Policy / Systems / Technology

November 28, 2013

 

Japanese Institute Develops New Technology to Decompose CO2 at Room Temperature

Keywords: Climate Change Environmental Technology University / Research institute 

Japan's Tokyo Institute of Technology (Tokyo Tech) announced on August 26, 2013, the discovery that the surfaces of an inorganic component of cement selectively absorbs and splits carbon dioxide (CO2) molecules at room temperature. Their discovery is expected to offer a new technology to help reduce CO2 emissions -- a major cause of global warming -- and recycle it as a carbon source.

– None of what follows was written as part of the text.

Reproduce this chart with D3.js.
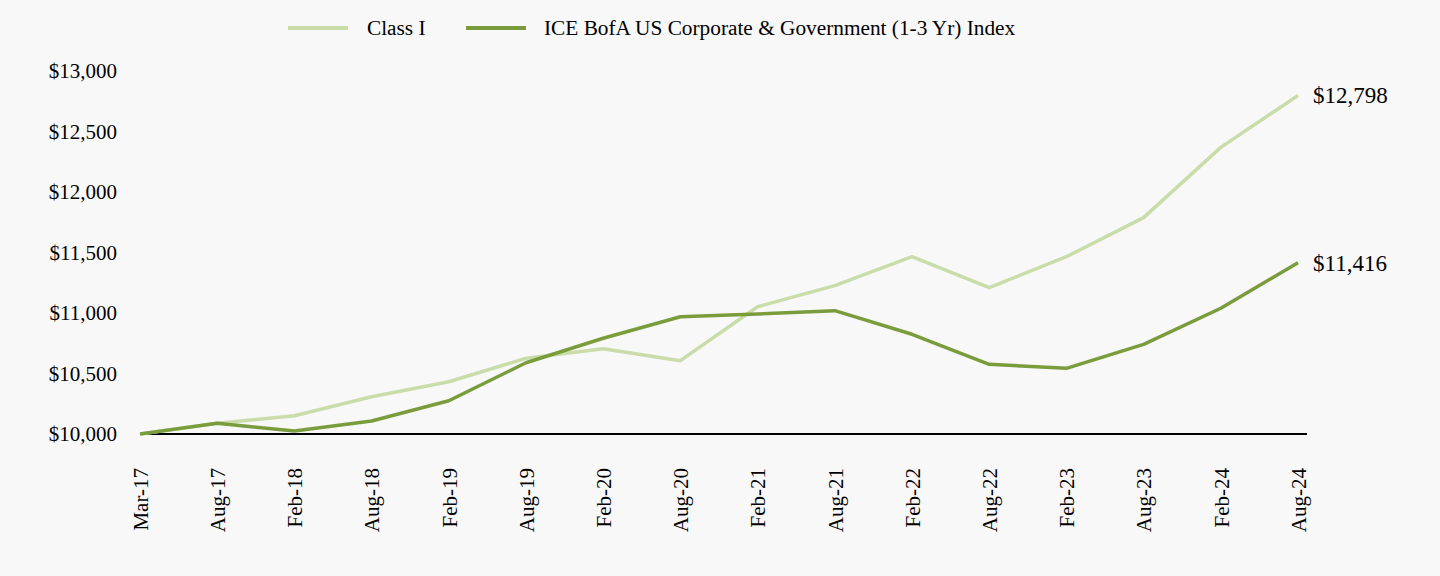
<!DOCTYPE html>
<html>
<head>
<meta charset="utf-8">
<script src="https://cdn.jsdelivr.net/npm/d3@7"></script>
<style>
  html, body { margin: 0; padding: 0; background: #f8f8f8; }
  svg { display: block; }
  text { font-family: "Liberation Serif", "Times New Roman", serif; fill: #000; }
</style>
</head>
<body>
<svg id="chart" width="1440" height="576"></svg>
<script>
const categories = ["Mar-17","Aug-17","Feb-18","Aug-18","Feb-19","Aug-19","Feb-20","Aug-20","Feb-21","Aug-21","Feb-22","Aug-22","Feb-23","Aug-23","Feb-24","Aug-24"];
const classI = [10000,10088,10151,10308,10432,10626,10705,10606,11052,11226,11465,11209,11465,11788,12369,12798];
const indexVals = [10000,10088,10025,10107,10275,10589,10791,10969,10992,11019,10824,10576,10543,10741,11039,11416];
const yTicks = [10000,10500,11000,11500,12000,12500,13000];
const seriesNames = ["Class I","ICE BofA US Corporate & Government (1-3 Yr) Index"];
const colors = ["#cadcaa","#7a9c3c"];

const svg = d3.select("#chart");
svg.append("rect").attr("width",1440).attr("height",576).attr("fill","#f8f8f8");

const x = d3.scalePoint().domain(categories).range([140, 1298]);
const y = d3.scaleLinear().domain([10000, 13000]).range([434, 71]);
const fmt = d => "$" + d3.format(",")(d);

// Y axis labels
const yAxis = d3.axisLeft(y).tickValues(yTicks).tickFormat(fmt).tickSize(0).tickPadding(0);
const gy = svg.append("g").attr("transform","translate(117,0)").call(yAxis);
gy.select(".domain").remove();
gy.selectAll("text").attr("font-size", 21).attr("font-family","Liberation Serif, serif").attr("fill","#000");

// X axis labels
const xAxis = d3.axisBottom(x).tickSize(0).tickPadding(0);
const gx = svg.append("g").attr("transform","translate(0,434)").call(xAxis);
gx.select(".domain").remove();
gx.selectAll("text")
  .attr("font-size", 21).attr("font-family","Liberation Serif, serif").attr("fill","#000")
  .attr("text-anchor","end")
  .attr("transform","rotate(-90)")
  .attr("x", -34).attr("y", 0).attr("dy","0.35em");

// baseline
svg.append("line").attr("x1",140).attr("x2",1307).attr("y1",y(10000)).attr("y2",y(10000))
  .attr("stroke","#000").attr("stroke-width",2);

const line = d3.line().x((d,i)=>x(categories[i])).y(d=>y(d));
[classI, indexVals].forEach((vals, k) => {
  svg.append("path").datum(vals).attr("d", line)
    .attr("fill","none").attr("stroke",colors[k]).attr("stroke-width",3.5)
    .attr("stroke-linejoin","round");
  svg.append("text").attr("x", 1313).attr("y", y(vals[vals.length-1])).attr("dy","0.35em")
    .attr("font-size",23).text(fmt(vals[vals.length-1]));
});

// Legend
const legendPos = [{sx:288, tx:367},{sx:466, tx:544}];
seriesNames.forEach((n,k) => {
  svg.append("line").attr("x1",legendPos[k].sx).attr("x2",legendPos[k].sx+60)
    .attr("y1",28).attr("y2",28).attr("stroke",colors[k]).attr("stroke-width",4);
  svg.append("text").attr("x",legendPos[k].tx).attr("y",28).attr("dy","0.35em")
    .attr("font-size",21.3).text(n);
});
</script>
</body>
</html>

 It is known that CO2 is chemically stable and cannot be split without high temperature/pressure conditions and/or active reductants, such as hydrogen. Tokyo Tech has studied its unique physical properties since they succeeded in manufacturing C12A7 electride from C12A7, a binary compound in a lime-alumina system. They demonstrated that C12A7 electride surfaces can selectively absorb CO2 molecules at room temperature and that the gas derived from gaseous CO2 is carbon monoxide (CO). The CO2 gas phase can therefore be split into CO molecules and oxygen atoms. CO can then be reused as a carbon source.

Oxygen atoms tend to remain on the surface of C12A7, as compared with CO, and this problem would need to be resolved for industrial applications. This issue is likely to be overcome by combining this technology with other chemical reactions that consume oxygen.